Nackter Vermieter im Hof kein Mietmangel
OLG Frankfurt a.M. v. 18.4.2023 - 2 U 43/22
Der Sachverhalt:
Der Kläger vermietete an die Beklagte eine Büroetage in einem Gebäude, welches zum Teil zu reinen Wohnzwecken - u.a. vom Kläger - genutzt wurde. Die Beklagte minderte die Miete nach knapp einjähriger Mietzeit. Mit seiner Klage begehrt der Vermieter u.a. rückständige Mieten.

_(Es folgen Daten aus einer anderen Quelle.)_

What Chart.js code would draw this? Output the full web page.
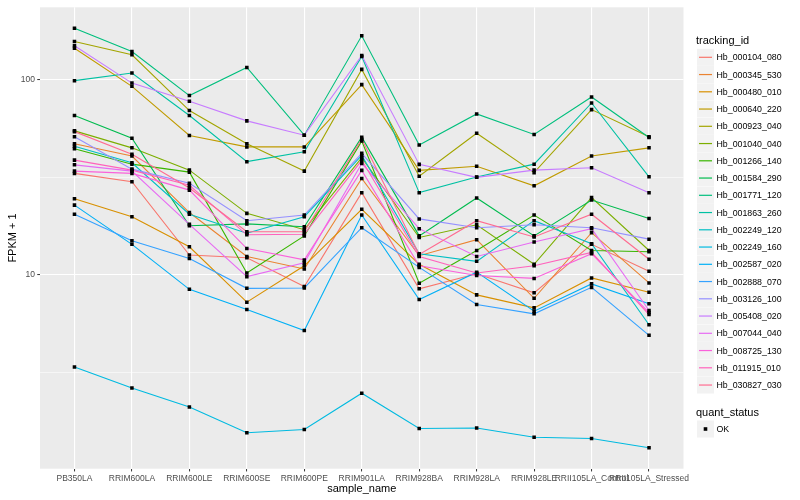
<!DOCTYPE html>
<html>
<head>
<meta charset="utf-8">
<script src="https://cdn.jsdelivr.net/npm/chart.js@4.4.0/dist/chart.umd.min.js"></script>
<style>
  html, body { margin: 0; padding: 0; background: #fff; }
  #wrap { position: relative; width: 800px; height: 500px; font-family: "Liberation Sans", Arial, sans-serif; }
  #chart { position: absolute; left: 0; top: 0; }
  .leg-title { position: absolute; left: 696px; font-size: 11px; line-height: 13px; color: #000; white-space: nowrap; }
  .lab { position: absolute; left: 716.5px; font-size: 8.8px; line-height: 10px; color: #000; white-space: nowrap; }
</style>
</head>
<body>
<div id="wrap">
  <canvas id="chart" width="800" height="500"></canvas>
</div>
<script>
// x categories
const samples = ['PB350LA', 'RRIM600LA', 'RRIM600LE', 'RRIM600SE', 'RRIM600PE', 'RRIM901LA',
  'RRIM928BA', 'RRIM928LA', 'RRIM928LE', 'RRII105LA_Control', 'RRII105LA_Stressed'];

// y axis breaks (log10), only majors get a label
const yBreaks = [3.162, 10, 31.62, 100];
const yTickLabels = ['', '10', '', '100'];

const trackingIds = ['Hb_000104_080', 'Hb_000345_530', 'Hb_000480_010', 'Hb_000640_220', 'Hb_000923_040',
  'Hb_001040_040', 'Hb_001266_140', 'Hb_001584_290', 'Hb_001771_120', 'Hb_001863_260',
  'Hb_002249_120', 'Hb_002249_160', 'Hb_002587_020', 'Hb_002888_070', 'Hb_003126_100',
  'Hb_005408_020', 'Hb_007044_040', 'Hb_008725_130', 'Hb_011915_010', 'Hb_030827_030'];

// FPKM + 1 per sample, one list per tracking id
const hb_000104_080 = [33.0, 29.9, 12.6, 12.2, 8.69, 26.3, 8.46, 10.1, 8.07, 14.3, 10.4];
const hb_000345_530 = [46.8, 40.5, 20.8, 12.4, 10.7, 31.1, 12.5, 15.1, 7.57, 16.4, 9.07];
const hb_000480_010 = [24.5, 19.8, 13.9, 7.23, 11.1, 21.6, 11.3, 7.88, 6.76, 9.62, 8.12];
const hb_000640_220 = [144.4, 92.1, 51.6, 45.1, 45.1, 94.0, 34.2, 35.9, 28.5, 40.5, 44.6];
const hb_000923_040 = [156.3, 133.7, 69.2, 46.8, 33.9, 112.5, 31.9, 53.0, 33.3, 70.0, 50.8];
const hb_001040_040 = [54.5, 44.6, 34.3, 20.6, 17.0, 39.7, 15.5, 18.0, 11.3, 24.8, 13.3];
const hb_001266_140 = [44.1, 36.8, 33.5, 10.2, 15.8, 48.3, 9.03, 13.3, 20.2, 13.3, 13.1];
const hb_001584_290 = [65.3, 50.0, 17.8, 18.2, 17.6, 50.6, 15.8, 24.7, 15.8, 24.1, 19.4];
const hb_001771_120 = [182.7, 139.0, 82.6, 115.1, 51.8, 167.1, 46.1, 66.5, 52.2, 81.2, 50.4];
const hb_001863_260 = [98.5, 107.7, 65.3, 37.9, 42.6, 131.0, 26.3, 31.6, 36.8, 75.7, 31.7];
const hb_002249_120 = [45.5, 37.4, 20.4, 16.3, 19.8, 40.8, 12.8, 11.7, 18.9, 14.4, 5.54];
const hb_002249_160 = [3.37, 2.63, 2.10, 1.55, 1.61, 2.47, 1.63, 1.64, 1.47, 1.45, 1.30];
const hb_002587_020 = [22.7, 14.3, 8.41, 6.63, 5.18, 20.2, 7.46, 10.3, 6.50, 8.97, 7.09];
const hb_002888_070 = [20.4, 14.9, 12.1, 8.51, 8.55, 17.4, 10.9, 7.03, 6.30, 8.61, 4.89];
const hb_003126_100 = [50.8, 34.7, 29.4, 18.9, 20.2, 41.8, 19.3, 17.4, 18.0, 17.4, 15.2];
const hb_005408_020 = [148.6, 95.7, 77.2, 61.3, 51.8, 132.6, 36.7, 31.5, 34.3, 35.3, 26.3];
const hb_007044_040 = [36.5, 33.9, 18.1, 9.77, 11.5, 37.1, 17.2, 12.4, 14.7, 17.2, 6.55];
const hb_008725_130 = [33.9, 33.0, 27.1, 13.6, 11.9, 34.2, 11.1, 9.9, 9.57, 12.8, 6.40];
const hb_011915_010 = [38.6, 34.3, 28.7, 16.0, 16.1, 38.5, 12.4, 10.2, 11.1, 13.0, 6.25];
const hb_030827_030 = [54.0, 41.4, 27.8, 16.6, 16.6, 49.4, 12.7, 18.9, 15.6, 20.4, 12.0];

const allSeries = [hb_000104_080, hb_000345_530, hb_000480_010, hb_000640_220, hb_000923_040,
  hb_001040_040, hb_001266_140, hb_001584_290, hb_001771_120, hb_001863_260,
  hb_002249_120, hb_002249_160, hb_002587_020, hb_002888_070, hb_003126_100,
  hb_005408_020, hb_007044_040, hb_008725_130, hb_011915_010, hb_030827_030];

// ggplot hue palette, 20 levels
const palette = ['#F8766D', '#EA8331', '#D89000', '#C09B00', '#A3A500', '#7CAE00', '#39B600', '#00BB4E',
  '#00BF7D', '#00C1A3', '#00BFC4', '#00BAE0', '#00B0F6', '#35A2FF', '#9590FF', '#C77CFF',
  '#E76BF3', '#FA62DB', '#FF62BC', '#FF6C91'];

const FONT = '"Liberation Sans", Arial, sans-serif';
const rowY = (i) => 57.3 + 17.25 * i;  // legend row centres
const okY = 429;

// grey panel behind the grid
const panelBg = {
  id: 'panelBg',
  beforeDraw(chart) {
    const { ctx, chartArea: a } = chart;
    ctx.save();
    ctx.fillStyle = '#EBEBEB';
    ctx.fillRect(a.left, a.top, a.right - a.left, a.bottom - a.top);
    ctx.restore();
  }
};

// legend keys (grey boxes with a line or a point), labels are html
const legendKeys = {
  id: 'legendKeys',
  afterDraw(chart) {
    const ctx = chart.ctx;
    ctx.save();
    palette.forEach((c, i) => {
      const cy = rowY(i);
      ctx.fillStyle = '#F2F2F2';
      ctx.fillRect(697, cy - 8.5, 17, 17);
      ctx.strokeStyle = c;
      ctx.lineWidth = 1.2;
      ctx.beginPath();
      ctx.moveTo(699, cy);
      ctx.lineTo(712, cy);
      ctx.stroke();
    });
    ctx.fillStyle = '#F2F2F2';
    ctx.fillRect(697, okY - 8.5, 17, 17);
    ctx.fillStyle = '#000';
    ctx.fillRect(703.7, okY - 1.8, 3.6, 3.6);
    ctx.restore();
  }
};

const isMajor = (ctx) => ctx.tick && (ctx.tick.value === 10 || ctx.tick.value === 100);

const lineSets = allSeries.map((vals, i) => ({
  label: trackingIds[i],
  data: vals.map((v, j) => ({ x: j, y: v })),
  borderColor: palette[i],
  borderWidth: 1.1,
  pointRadius: 0,
  fill: false,
  tension: 0,
  order: allSeries.length - i
}));

const pointSet = {
  label: 'OK',
  data: allSeries.flatMap(vals => vals.map((v, j) => ({ x: j, y: v }))),
  showLine: false,
  pointStyle: 'rect',
  pointRadius: 2.5,
  pointBackgroundColor: '#000',
  pointBorderWidth: 0,
  order: -1
};

new Chart(document.getElementById('chart'), {
  type: 'line',
  data: { datasets: [...lineSets, pointSet] },
  options: {
    responsive: false,
    animation: false,
    layout: { padding: { top: 5.7, right: 116.5, bottom: 0, left: 0 } },
    plugins: { legend: { display: false }, tooltip: { enabled: false } },
    scales: {
      x: {
        type: 'linear',
        min: -0.6,
        max: 10.6,
        afterBuildTicks: (s) => { s.ticks = samples.map((_, i) => ({ value: i })); },
        afterFit: (s) => { s.height = 31.3; },
        ticks: {
          callback: (v, i) => samples[i],
          autoSkip: false, maxRotation: 0, minRotation: 0,
          font: { family: FONT, size: 8.5 }, color: '#4D4D4D', padding: 2
        },
        grid: { color: '#FFFFFF', lineWidth: 1.1, tickLength: 2.75, tickColor: '#333333', tickWidth: 1 },
        border: { display: false },
        title: { display: true, text: 'sample_name', color: '#000', font: { family: FONT, size: 11 }, padding: { top: 0, bottom: 4 } }
      },
      y: {
        type: 'logarithmic',
        min: 1.015,
        max: 233.9,
        afterBuildTicks: (s) => { s.ticks = yBreaks.map(v => ({ value: v })); },
        afterFit: (s) => { s.width = 40; },
        ticks: {
          callback: (v, i) => yTickLabels[i],
          autoSkip: false,
          font: { family: FONT, size: 8.5 }, color: '#4D4D4D', padding: 2.2
        },
        grid: {
          color: '#FFFFFF',
          lineWidth: (ctx) => isMajor(ctx) ? 1.1 : 0.55,
          tickLength: 2.75,
          tickWidth: 1,
          tickColor: (ctx) => isMajor(ctx) ? '#333333' : 'rgba(0,0,0,0)'
        },
        border: { display: false },
        title: { display: true, text: 'FPKM + 1', color: '#000', font: { family: FONT, size: 11 }, padding: { top: 6, bottom: 0 } }
      }
    }
  },
  plugins: [panelBg, legendKeys]
});

// legend text
const wrap = document.getElementById('wrap');
function addText(cls, top, text) {
  const el = document.createElement('div');
  el.className = cls;
  el.style.top = top + 'px';
  el.textContent = text;
  wrap.appendChild(el);
}
addText('leg-title', 34, 'tracking_id');
trackingIds.forEach((id, i) => addText('lab', rowY(i) - 5, id));
addText('leg-title', 406, 'quant_status');
addText('lab', okY - 5, 'OK');
</script>
</body>
</html>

Das LG gab der Klage überwiegend statt. Die hiergegen gerichtete Berufung der Beklagten hatte vor dem OLG nur in geringem Umfang Erfolg.
Die Gründe:
Die Beklagte hat die Miete lediglich wegen umfangreicher Bauarbeiten in der Nachbarschaft zu Recht gemindert. Im Hinblick auf die Beeinträchtigung der Nutzbarkeit der Räume durch Lärm und Staubimmissionen im Umfeld des Mietobjektes, durfte die Beklagte für drei Monate die Miete um 15 % mindern. Die Baumaßnahmen in der Nachbarschaft und damit verbundene Beeinträchtigungen sind hier nicht mehr als unwesentlich oder ortsüblich einzuordnen. Für die Höhe der Minderung ist einerseits wesentlich, dass keine Zugangsbeeinträchtigung für die Laufkundschaft entstanden ist, andererseits aber das Objekt in einer ruhigen Nebenstraße in einem sehr gehobenen Wohngebiet liegt. Die Ruhe und Gediegenheit des Umfelds ist in Form des Ambientes des Mietortes Bestandteil der vertraglichen Beschaffenheit geworden.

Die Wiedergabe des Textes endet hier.